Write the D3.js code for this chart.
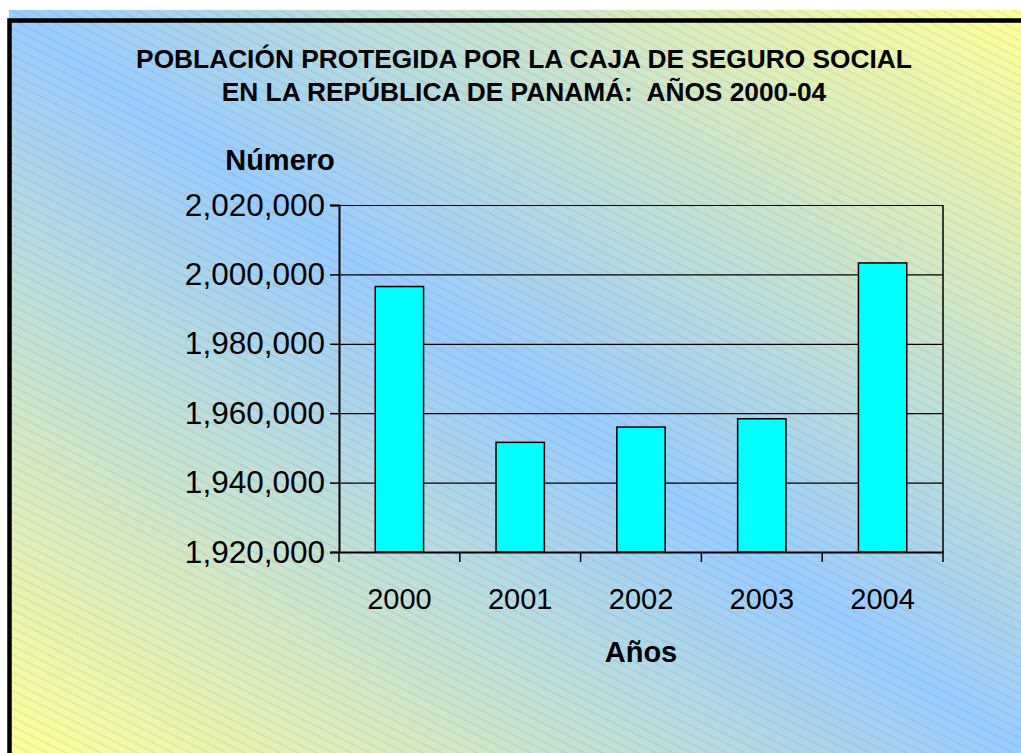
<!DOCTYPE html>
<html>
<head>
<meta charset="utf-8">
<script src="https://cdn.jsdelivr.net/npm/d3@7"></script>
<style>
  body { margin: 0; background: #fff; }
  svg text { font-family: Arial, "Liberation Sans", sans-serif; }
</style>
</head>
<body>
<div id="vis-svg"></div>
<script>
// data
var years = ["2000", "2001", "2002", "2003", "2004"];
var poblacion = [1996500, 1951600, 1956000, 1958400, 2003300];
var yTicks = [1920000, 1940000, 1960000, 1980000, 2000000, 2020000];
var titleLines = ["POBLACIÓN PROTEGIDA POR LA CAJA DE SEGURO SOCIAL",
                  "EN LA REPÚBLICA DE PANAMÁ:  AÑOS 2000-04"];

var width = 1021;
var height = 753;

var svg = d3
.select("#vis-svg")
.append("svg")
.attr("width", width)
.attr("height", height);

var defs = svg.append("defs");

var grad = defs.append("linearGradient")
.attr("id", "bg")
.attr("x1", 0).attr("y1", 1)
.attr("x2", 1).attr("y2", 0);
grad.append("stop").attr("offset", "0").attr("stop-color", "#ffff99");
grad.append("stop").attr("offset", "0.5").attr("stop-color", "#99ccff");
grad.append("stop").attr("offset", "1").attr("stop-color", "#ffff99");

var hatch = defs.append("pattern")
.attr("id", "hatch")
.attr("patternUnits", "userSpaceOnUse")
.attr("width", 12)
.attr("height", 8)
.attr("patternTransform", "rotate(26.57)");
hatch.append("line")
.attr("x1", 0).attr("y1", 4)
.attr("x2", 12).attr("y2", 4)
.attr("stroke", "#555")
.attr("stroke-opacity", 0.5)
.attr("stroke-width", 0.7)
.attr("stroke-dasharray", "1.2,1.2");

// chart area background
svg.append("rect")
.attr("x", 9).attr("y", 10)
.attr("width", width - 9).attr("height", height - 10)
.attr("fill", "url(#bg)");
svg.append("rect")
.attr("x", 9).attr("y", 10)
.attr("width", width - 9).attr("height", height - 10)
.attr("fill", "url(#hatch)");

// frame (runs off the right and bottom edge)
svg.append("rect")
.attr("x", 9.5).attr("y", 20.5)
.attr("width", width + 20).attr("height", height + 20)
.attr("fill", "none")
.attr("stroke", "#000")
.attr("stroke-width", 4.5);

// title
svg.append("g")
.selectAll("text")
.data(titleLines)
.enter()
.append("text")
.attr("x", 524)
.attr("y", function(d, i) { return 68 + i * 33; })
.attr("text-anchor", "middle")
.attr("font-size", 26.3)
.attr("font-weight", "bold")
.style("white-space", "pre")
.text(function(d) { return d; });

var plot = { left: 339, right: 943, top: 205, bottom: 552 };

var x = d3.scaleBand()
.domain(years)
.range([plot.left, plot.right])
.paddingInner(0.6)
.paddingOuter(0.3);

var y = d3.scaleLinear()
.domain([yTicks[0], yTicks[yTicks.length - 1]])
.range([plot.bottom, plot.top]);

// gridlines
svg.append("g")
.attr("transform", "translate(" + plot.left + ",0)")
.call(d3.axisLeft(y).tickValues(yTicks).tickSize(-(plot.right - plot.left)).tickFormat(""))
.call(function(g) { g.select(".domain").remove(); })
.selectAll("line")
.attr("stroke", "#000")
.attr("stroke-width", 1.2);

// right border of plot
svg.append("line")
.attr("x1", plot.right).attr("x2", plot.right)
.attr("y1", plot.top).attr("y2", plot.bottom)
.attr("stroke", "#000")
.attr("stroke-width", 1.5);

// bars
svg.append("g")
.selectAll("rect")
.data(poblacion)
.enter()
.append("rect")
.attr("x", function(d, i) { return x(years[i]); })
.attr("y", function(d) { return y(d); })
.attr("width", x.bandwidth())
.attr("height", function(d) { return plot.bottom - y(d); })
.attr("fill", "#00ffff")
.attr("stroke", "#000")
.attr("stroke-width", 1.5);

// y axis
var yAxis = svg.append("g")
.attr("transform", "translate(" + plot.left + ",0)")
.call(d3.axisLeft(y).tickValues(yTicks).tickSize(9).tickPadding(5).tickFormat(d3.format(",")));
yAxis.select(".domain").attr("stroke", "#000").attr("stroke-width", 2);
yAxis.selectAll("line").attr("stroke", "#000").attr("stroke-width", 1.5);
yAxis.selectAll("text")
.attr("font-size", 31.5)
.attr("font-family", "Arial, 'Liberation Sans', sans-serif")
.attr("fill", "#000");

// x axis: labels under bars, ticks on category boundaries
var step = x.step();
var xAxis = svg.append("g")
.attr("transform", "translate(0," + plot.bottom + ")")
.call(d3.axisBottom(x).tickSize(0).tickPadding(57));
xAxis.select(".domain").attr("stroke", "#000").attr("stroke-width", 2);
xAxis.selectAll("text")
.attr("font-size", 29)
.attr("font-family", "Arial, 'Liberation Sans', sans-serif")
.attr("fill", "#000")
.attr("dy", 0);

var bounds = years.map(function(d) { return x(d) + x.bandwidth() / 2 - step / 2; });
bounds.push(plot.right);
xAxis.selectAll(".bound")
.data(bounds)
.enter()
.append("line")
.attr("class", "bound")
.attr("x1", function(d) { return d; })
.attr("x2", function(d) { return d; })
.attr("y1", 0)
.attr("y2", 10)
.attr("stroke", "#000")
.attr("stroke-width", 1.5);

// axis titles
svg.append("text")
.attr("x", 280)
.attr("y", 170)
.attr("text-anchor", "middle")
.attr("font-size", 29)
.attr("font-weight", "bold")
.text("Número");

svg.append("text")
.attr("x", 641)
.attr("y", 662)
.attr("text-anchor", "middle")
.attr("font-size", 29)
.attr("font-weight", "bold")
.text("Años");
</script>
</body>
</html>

::::

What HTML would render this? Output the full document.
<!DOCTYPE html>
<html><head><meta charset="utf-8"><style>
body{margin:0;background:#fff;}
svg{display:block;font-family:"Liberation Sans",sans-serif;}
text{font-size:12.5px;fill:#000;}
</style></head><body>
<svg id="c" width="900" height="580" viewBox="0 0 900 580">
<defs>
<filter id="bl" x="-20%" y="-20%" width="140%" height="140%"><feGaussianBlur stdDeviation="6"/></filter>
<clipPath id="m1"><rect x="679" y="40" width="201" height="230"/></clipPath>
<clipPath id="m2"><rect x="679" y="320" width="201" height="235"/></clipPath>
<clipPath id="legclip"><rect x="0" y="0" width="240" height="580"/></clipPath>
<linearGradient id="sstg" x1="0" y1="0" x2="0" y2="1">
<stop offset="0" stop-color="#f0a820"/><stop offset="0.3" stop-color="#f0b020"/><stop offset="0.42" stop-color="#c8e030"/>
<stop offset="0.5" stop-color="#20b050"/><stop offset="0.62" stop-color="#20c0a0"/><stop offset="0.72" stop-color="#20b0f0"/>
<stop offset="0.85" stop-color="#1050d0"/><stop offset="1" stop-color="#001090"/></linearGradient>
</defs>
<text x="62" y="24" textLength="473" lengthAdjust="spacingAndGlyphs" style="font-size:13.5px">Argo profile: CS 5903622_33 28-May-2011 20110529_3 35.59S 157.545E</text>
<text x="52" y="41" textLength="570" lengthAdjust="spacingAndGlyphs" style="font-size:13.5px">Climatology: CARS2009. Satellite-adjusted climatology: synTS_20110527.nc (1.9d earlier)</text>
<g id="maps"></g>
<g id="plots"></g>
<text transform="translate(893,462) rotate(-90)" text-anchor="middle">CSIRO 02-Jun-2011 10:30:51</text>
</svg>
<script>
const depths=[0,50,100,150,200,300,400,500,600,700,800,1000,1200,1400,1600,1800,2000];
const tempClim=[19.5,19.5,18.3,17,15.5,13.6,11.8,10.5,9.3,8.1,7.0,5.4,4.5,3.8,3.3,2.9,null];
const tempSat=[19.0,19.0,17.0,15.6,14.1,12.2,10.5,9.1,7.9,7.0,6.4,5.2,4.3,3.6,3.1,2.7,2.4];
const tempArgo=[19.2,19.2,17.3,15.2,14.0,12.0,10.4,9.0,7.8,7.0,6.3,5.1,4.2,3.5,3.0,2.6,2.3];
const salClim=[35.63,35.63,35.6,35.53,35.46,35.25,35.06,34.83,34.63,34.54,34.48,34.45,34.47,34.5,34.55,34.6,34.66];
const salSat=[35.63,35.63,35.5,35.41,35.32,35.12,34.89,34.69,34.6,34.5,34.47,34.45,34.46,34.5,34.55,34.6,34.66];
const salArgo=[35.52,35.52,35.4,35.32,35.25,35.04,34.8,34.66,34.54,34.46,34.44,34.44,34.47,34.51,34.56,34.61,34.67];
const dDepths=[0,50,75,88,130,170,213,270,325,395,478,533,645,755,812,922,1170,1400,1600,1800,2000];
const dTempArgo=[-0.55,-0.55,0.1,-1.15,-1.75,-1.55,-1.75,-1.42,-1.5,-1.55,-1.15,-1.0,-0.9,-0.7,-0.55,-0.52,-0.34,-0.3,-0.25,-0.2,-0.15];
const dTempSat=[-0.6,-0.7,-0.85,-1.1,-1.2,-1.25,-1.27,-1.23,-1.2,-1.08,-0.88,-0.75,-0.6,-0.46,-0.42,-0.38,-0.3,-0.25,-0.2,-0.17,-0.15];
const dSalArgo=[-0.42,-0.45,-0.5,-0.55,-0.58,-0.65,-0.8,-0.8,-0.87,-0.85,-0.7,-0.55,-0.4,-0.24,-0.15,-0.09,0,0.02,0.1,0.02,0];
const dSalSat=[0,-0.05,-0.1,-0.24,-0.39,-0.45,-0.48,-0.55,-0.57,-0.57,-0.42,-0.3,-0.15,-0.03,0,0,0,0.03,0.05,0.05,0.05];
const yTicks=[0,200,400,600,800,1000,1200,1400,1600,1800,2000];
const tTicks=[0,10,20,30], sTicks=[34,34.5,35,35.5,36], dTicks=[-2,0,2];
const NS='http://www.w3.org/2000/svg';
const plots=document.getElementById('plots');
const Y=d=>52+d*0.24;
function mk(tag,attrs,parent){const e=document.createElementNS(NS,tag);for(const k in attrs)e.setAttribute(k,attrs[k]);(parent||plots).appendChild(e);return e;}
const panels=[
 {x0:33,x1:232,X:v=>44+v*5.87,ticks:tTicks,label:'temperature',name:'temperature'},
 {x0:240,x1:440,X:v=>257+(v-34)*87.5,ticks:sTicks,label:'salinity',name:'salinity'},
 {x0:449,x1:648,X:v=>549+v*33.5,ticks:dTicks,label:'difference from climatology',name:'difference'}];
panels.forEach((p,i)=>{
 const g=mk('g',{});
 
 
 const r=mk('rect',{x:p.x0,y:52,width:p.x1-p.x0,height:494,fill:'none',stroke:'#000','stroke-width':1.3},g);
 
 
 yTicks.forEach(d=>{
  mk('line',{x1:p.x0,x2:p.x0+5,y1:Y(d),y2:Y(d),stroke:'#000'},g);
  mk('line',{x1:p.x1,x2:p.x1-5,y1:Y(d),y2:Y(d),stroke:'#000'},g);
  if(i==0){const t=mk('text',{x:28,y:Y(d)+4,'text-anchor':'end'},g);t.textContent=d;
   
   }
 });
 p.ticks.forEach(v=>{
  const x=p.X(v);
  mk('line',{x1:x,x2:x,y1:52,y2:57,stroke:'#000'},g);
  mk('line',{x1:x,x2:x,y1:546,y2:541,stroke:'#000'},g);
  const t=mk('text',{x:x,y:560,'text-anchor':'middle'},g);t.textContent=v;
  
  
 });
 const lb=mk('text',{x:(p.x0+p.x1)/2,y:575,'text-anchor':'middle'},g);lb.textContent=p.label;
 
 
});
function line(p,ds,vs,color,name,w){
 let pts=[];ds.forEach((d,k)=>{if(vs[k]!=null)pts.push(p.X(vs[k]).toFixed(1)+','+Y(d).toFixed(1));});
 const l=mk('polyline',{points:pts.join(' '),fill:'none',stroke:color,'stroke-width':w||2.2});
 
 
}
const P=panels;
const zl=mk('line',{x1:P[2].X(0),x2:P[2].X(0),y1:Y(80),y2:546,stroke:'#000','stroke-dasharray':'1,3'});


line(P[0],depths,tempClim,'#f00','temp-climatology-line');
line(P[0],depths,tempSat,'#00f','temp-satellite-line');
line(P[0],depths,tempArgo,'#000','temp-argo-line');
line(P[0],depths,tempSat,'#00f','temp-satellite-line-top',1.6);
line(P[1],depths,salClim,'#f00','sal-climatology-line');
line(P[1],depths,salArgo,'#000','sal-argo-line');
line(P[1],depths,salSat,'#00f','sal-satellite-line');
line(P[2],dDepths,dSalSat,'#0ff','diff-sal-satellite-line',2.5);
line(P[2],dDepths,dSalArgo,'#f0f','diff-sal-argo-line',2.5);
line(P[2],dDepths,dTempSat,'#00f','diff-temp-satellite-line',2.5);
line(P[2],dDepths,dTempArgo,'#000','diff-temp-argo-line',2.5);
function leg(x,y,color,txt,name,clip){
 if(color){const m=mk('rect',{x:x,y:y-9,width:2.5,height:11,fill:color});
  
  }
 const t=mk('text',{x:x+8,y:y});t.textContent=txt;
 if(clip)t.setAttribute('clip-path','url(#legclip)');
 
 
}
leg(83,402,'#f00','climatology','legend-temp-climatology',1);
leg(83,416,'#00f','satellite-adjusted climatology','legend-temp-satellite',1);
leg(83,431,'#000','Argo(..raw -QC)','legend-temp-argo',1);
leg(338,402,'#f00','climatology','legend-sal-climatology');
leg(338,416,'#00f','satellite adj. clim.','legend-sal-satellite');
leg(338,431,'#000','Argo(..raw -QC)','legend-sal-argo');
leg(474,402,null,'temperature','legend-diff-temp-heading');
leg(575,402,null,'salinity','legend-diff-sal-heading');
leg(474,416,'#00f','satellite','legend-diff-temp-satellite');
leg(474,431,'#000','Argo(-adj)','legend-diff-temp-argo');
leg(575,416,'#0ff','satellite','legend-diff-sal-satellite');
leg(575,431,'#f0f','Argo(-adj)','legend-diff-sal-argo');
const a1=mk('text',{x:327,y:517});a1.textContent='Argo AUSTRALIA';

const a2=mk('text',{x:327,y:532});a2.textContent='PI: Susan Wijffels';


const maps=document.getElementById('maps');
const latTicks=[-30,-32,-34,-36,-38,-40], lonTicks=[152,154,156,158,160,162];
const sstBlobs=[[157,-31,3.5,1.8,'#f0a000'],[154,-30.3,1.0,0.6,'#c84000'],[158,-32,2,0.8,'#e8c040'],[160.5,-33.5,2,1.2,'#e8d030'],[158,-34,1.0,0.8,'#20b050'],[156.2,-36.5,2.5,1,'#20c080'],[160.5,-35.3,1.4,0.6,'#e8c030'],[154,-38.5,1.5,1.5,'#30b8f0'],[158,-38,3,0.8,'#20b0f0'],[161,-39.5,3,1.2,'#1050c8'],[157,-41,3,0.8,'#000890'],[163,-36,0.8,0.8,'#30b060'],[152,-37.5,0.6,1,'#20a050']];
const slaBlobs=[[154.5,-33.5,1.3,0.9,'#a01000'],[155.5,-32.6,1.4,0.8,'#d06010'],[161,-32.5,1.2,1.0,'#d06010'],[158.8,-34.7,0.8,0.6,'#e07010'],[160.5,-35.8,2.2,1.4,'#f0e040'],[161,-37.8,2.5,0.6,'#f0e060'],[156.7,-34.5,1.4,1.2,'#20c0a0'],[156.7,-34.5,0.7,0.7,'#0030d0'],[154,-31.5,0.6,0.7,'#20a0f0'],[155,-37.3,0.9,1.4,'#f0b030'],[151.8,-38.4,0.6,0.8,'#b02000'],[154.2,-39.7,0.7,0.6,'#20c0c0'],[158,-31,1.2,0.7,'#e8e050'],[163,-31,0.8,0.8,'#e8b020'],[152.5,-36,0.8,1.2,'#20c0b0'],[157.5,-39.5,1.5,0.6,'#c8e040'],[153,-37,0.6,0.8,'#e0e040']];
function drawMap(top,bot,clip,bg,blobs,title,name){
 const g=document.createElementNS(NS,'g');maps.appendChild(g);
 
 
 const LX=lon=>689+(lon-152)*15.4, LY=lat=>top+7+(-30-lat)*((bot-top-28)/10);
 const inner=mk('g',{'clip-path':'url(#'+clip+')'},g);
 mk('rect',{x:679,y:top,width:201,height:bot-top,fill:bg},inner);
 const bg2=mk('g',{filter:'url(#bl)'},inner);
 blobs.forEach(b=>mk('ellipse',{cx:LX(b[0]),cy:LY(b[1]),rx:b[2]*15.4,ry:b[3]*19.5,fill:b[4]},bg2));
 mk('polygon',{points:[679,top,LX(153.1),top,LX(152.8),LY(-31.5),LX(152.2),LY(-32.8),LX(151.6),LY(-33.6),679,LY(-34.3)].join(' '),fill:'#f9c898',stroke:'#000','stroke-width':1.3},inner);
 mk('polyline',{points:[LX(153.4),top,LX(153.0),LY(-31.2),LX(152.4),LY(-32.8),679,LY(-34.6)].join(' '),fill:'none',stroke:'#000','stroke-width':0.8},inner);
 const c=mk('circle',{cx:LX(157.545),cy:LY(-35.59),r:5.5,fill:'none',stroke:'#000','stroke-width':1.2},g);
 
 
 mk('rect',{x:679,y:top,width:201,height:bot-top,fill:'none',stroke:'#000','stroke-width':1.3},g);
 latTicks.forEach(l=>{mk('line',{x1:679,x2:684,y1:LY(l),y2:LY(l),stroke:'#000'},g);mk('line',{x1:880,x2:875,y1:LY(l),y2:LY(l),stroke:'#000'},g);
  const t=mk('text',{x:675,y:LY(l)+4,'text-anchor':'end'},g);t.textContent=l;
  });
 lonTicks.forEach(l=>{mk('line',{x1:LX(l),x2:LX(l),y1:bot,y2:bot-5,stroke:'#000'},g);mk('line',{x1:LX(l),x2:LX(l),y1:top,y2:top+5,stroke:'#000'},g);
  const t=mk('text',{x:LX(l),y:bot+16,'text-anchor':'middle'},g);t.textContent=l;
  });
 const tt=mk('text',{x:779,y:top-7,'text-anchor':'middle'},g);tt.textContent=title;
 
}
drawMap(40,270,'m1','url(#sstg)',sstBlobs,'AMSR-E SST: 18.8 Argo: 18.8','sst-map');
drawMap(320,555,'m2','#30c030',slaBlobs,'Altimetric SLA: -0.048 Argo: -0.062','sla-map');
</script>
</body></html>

::::

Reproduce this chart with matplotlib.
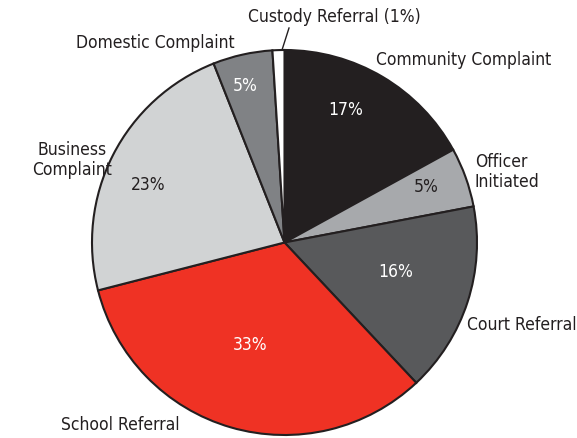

::::

*Work to complete*
Of all the lines in the listing above, how many include "document"? Write only the number.

*Exercise output*
5